YOUR OBJECTIVE » Extract the lines of the material below, beginning with the first and ending with the line that holds "x_minor = [9.5, 10.5, 11.5, 12.5, 13.5, 14.5]". Skip every picture.
# START OF DATA SUPPLIED
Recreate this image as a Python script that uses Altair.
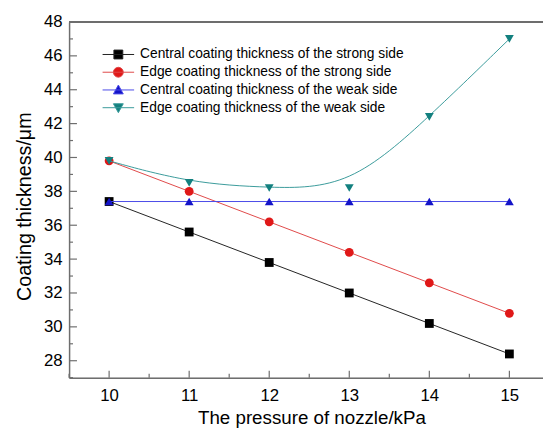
import altair as alt
import pandas as pd

# ---------------- data ----------------
pressure = [10, 11, 12, 13, 14, 15]
central_strong = [37.4, 35.6, 33.8, 32.0, 30.2, 28.4]
edge_strong = [39.8, 38.0, 36.2, 34.4, 32.6, 30.8]
central_weak = [37.4, 37.4, 37.4, 37.4, 37.4, 37.4]
edge_weak = [39.8, 38.5, 38.2, 38.2, 42.4, 47.0]

names = [
    "Central coating thickness of the strong side",
    "Edge coating thickness of the strong side",
    "Central coating thickness of the weak side",
    "Edge coating thickness of the weak side",
]
series_values = [central_strong, edge_strong, central_weak, edge_weak]

y_major = [28, 30, 32, 34, 36, 38, 40, 42, 44, 46, 48]
y_minor = [27, 29, 31, 33, 35, 37, 39, 41, 43, 45, 47]
x_major = [10, 11, 12, 13, 14, 15]
x_minor = [9.5, 10.5, 11.5, 12.5, 13.5, 14.5]

# ---------------- styles ----------------
marker_colors = ["#000000", "#e01818", "#1414c8", "#13807f"]
line_colors = ["#222222", "#e04848", "#4a4ae8", "#3a9a9a"]
marker_shapes = ["square", "circle", "triangle-up", "triangle-down"]
interps = ["linear", "linear", "linear", "basis"]
legend_paths = [
    "M-3.2,0H3.2M-0.9,-0.9H0.9V0.9H-0.9Z",
    "M-3.2,0H3.2M1,0A1,1,0,1,1,-1,0A1,1,0,1,1,1,0Z",
    "M-3.2,0H3.2M0,-1L1,0.8H-1Z",
    "M-3.2,0H3.2M0,1L1,-0.8H-1Z",
]

W, H = 481, 361
FONT = "Liberation Sans"
AXIS_COLOR = "#6e6e6e"

xscale = alt.Scale(domain=[9.5, 15.42], nice=False, zero=False)
yscale = alt.Scale(domain=[27, 48], nice=False, zero=False)

xaxis = alt.Axis(
    values=x_major, format="d", ticks=False, grid=False,
    labelPadding=10, labelFontSize=17, labelFont=FONT, labelColor="black",
    title="The pressure of nozzle/kPa", titleFontSize=19, titleFont=FONT,
    titleFontWeight="normal", titleColor="black", titlePadding=6, titleX=246,
    domainColor=AXIS_COLOR, domainWidth=1.5,
)
yaxis = alt.Axis(
    values=y_major, format="d", ticks=False, grid=False,
    labelPadding=7, labelFontSize=17, labelFont=FONT, labelColor="black",
    title="Coating thickness/μm", titleFontSize=20, titleFont=FONT,
    titleFontWeight="normal", titleColor="black", titlePadding=9, titleY=187,
    domainColor=AXIS_COLOR, domainWidth=1.5,
)


def X(field):
    return alt.X(field, type="quantitative", scale=xscale, axis=xaxis)


def Y(field):
    return alt.Y(field, type="quantitative", scale=yscale, axis=yaxis)


layers = []

# inside ticks
ymaj = pd.DataFrame({"v": y_major})
ymin = pd.DataFrame({"v": y_minor})
xmaj = pd.DataFrame({"v": x_major})
xmin = pd.DataFrame({"v": x_minor})
layers.append(alt.Chart(ymaj).mark_rule(color=AXIS_COLOR, strokeWidth=1.2).encode(
    y=Y("v"), x=alt.value(0), x2=alt.value(8)))
layers.append(alt.Chart(ymin).mark_rule(color=AXIS_COLOR, strokeWidth=1.2).encode(
    y=Y("v"), x=alt.value(0), x2=alt.value(4)))
layers.append(alt.Chart(xmaj).mark_rule(color=AXIS_COLOR, strokeWidth=1.2).encode(
    x=X("v"), y=alt.value(H), y2=alt.value(H - 7)))
layers.append(alt.Chart(xmin).mark_rule(color=AXIS_COLOR, strokeWidth=1.2).encode(
    x=X("v"), y=alt.value(H), y2=alt.value(H - 4)))

# top frame line
layers.append(alt.Chart(ymaj).mark_rule(color=AXIS_COLOR, strokeWidth=1.5).encode(
    x=alt.value(0), x2=alt.value(W), y=alt.value(0)))

# series
for name, vals, mc, lc, shp, itp in zip(names, series_values, marker_colors,
                                         line_colors, marker_shapes, interps):
    df = pd.DataFrame({"x": pressure, "y": vals, "series": name})
    layers.append(alt.Chart(df).mark_line(color=lc, strokeWidth=1, interpolate=itp).encode(
        x=X("x"), y=Y("y")))
    layers.append(alt.Chart(df).mark_point(filled=True, color=mc, shape=shp, size=80,
                                           opacity=1).encode(x=X("x"), y=Y("y")))

# legend (empty data layer, scales with explicit domains)
leg_df = pd.DataFrame({
    "x": pd.Series([], dtype=float),
    "y": pd.Series([], dtype=float),
    "series": pd.Series([], dtype=str),
})
legend = alt.Legend(
    orient="none", legendX=43, legendY=26, title=None, padding=0,
    labelFontSize=14, labelFont=FONT, labelColor="black", labelOffset=15,
    rowPadding=4, symbolSize=100, symbolStrokeWidth=1, labelLimit=400,
)
layers.append(alt.Chart(leg_df).mark_point(filled=True, opacity=1, strokeWidth=1).encode(
    x=X("x"), y=Y("y"),
    shape=alt.Shape("series:N", scale=alt.Scale(domain=names, range=legend_paths), legend=legend),
    fill=alt.Fill("series:N", scale=alt.Scale(domain=names, range=marker_colors), legend=legend),
    stroke=alt.Stroke("series:N", scale=alt.Scale(domain=names, range=line_colors), legend=legend),
))

chart = alt.layer(*layers).properties(
    width=W, height=H,
    padding={"left": 62, "top": 11, "right": 0, "bottom": 55},
    autosize=alt.AutoSizeParams(type="none"),
).configure_view(stroke=None).configure(background="white")

chart.save("out.html", embed_options={"renderer": "svg", "actions": False})
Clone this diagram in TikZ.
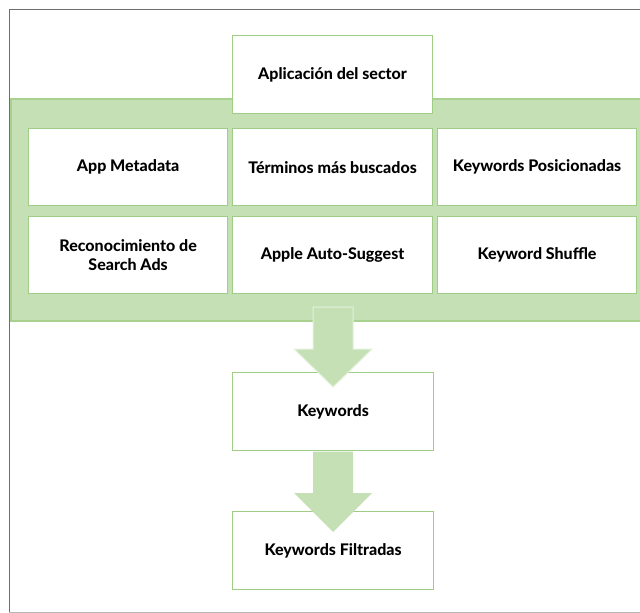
\documentclass[tikz,border=0pt]{standalone}
\usepackage{fontspec}
\setmainfont{Lato}[BoldFont={Lato Heavy}]
\usetikzlibrary{calc}
\definecolor{bandfill}{HTML}{C5E0B4}
\definecolor{bandline}{HTML}{A9D18E}
\definecolor{boxline}{HTML}{9FCD85}
\definecolor{arrowline}{HTML}{E4F1DC}
\definecolor{frameline}{HTML}{6E6E6E}
\tikzset{
  x=1pt, y=-1pt,
  card/.style={draw=boxline, line width=1.2pt, fill=white, inner sep=0pt,
    font=\fontsize{16}{19}\selectfont\bfseries, align=center},
  band/.style={draw=bandline, line width=1.5pt, fill=bandfill},
  blockarrow/.style={fill=bandfill, draw=arrowline, line width=1pt, line join=miter},
}
\begin{document}
\begin{tikzpicture}
\useasboundingbox (0,0) rectangle (640,613);
\fill[white] (0,0) rectangle (640,613);
% frame
\draw[frameline, line width=1pt] (640,9) -- (9,9) -- (9,613);
\draw[frameline!50, line width=0.8pt] (9,612) -- (640,612);
% green band
\node[band, minimum width=632, minimum height=222, inner sep=0pt, anchor=north west] (band) at (10,98) {};
% top box
\node[card, minimum width=200, minimum height=78, anchor=north west] (app) at (232,35) {Aplicación del sector};
% grid
\node[card, minimum width=199, minimum height=77, anchor=north west] (meta) at (28,128) {App Metadata};
\node[card, minimum width=200, minimum height=77, anchor=north west] (term) at (232,128) {Términos más buscados};
\node[card, minimum width=199, minimum height=77, anchor=north west] (pos) at (437,128) {Keywords Posicionadas};
\node[card, minimum width=199, minimum height=77, anchor=north west] (recon) at (28,216) {Reconocimiento de\\Search Ads};
\node[card, minimum width=200, minimum height=77, anchor=north west] (apple) at (232,216) {Apple Auto-Suggest};
\node[card, minimum width=199, minimum height=77, anchor=north west] (shuf) at (437,216) {Keyword Shuffle};
% lower boxes
\node[card, minimum width=201, minimum height=78, anchor=north west] (kw) at (232,372) {Keywords};
\node[card, minimum width=201, minimum height=78, anchor=north west] (kwf) at (232,511) {Keywords Filtradas};
% block arrows
\coordinate (a1s) at ($(kw.north)+(0,-65)$);
\coordinate (a1t) at ($(kw.north)+(0,15)$);
\draw[blockarrow] ($(a1s)+(-20,0)$) -- ($(a1s)+(20,0)$) -- ($(a1t)+(20,-38)$) -- ($(a1t)+(39,-38)$)
  -- (a1t) -- ($(a1t)+(-39,-38)$) -- ($(a1t)+(-20,-38)$) -- cycle;
\coordinate (a2s) at (kw.south);
\coordinate (a2t) at ($(kwf.north)+(0,21)$);
\fill[bandfill] ($(a2s)+(-20,0.5)$) -- ($(a2s)+(20,0.5)$) -- ($(a2t)+(20,-39)$) -- ($(a2t)+(39,-39)$)
  -- (a2t) -- ($(a2t)+(-39,-39)$) -- ($(a2t)+(-20,-39)$) -- cycle;
\end{tikzpicture}
\end{document}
# END OF DATA SUPPLIED
OUTPUT »
Recreate this image as a Python script that uses Altair.
import altair as alt
import pandas as pd

# ---------------- data ----------------
pressure = [10, 11, 12, 13, 14, 15]
central_strong = [37.4, 35.6, 33.8, 32.0, 30.2, 28.4]
edge_strong = [39.8, 38.0, 36.2, 34.4, 32.6, 30.8]
central_weak = [37.4, 37.4, 37.4, 37.4, 37.4, 37.4]
edge_weak = [39.8, 38.5, 38.2, 38.2, 42.4, 47.0]

names = [
    "Central coating thickness of the strong side",
    "Edge coating thickness of the strong side",
    "Central coating thickness of the weak side",
    "Edge coating thickness of the weak side",
]
series_values = [central_strong, edge_strong, central_weak, edge_weak]

y_major = [28, 30, 32, 34, 36, 38, 40, 42, 44, 46, 48]
y_minor = [27, 29, 31, 33, 35, 37, 39, 41, 43, 45, 47]
x_major = [10, 11, 12, 13, 14, 15]
x_minor = [9.5, 10.5, 11.5, 12.5, 13.5, 14.5]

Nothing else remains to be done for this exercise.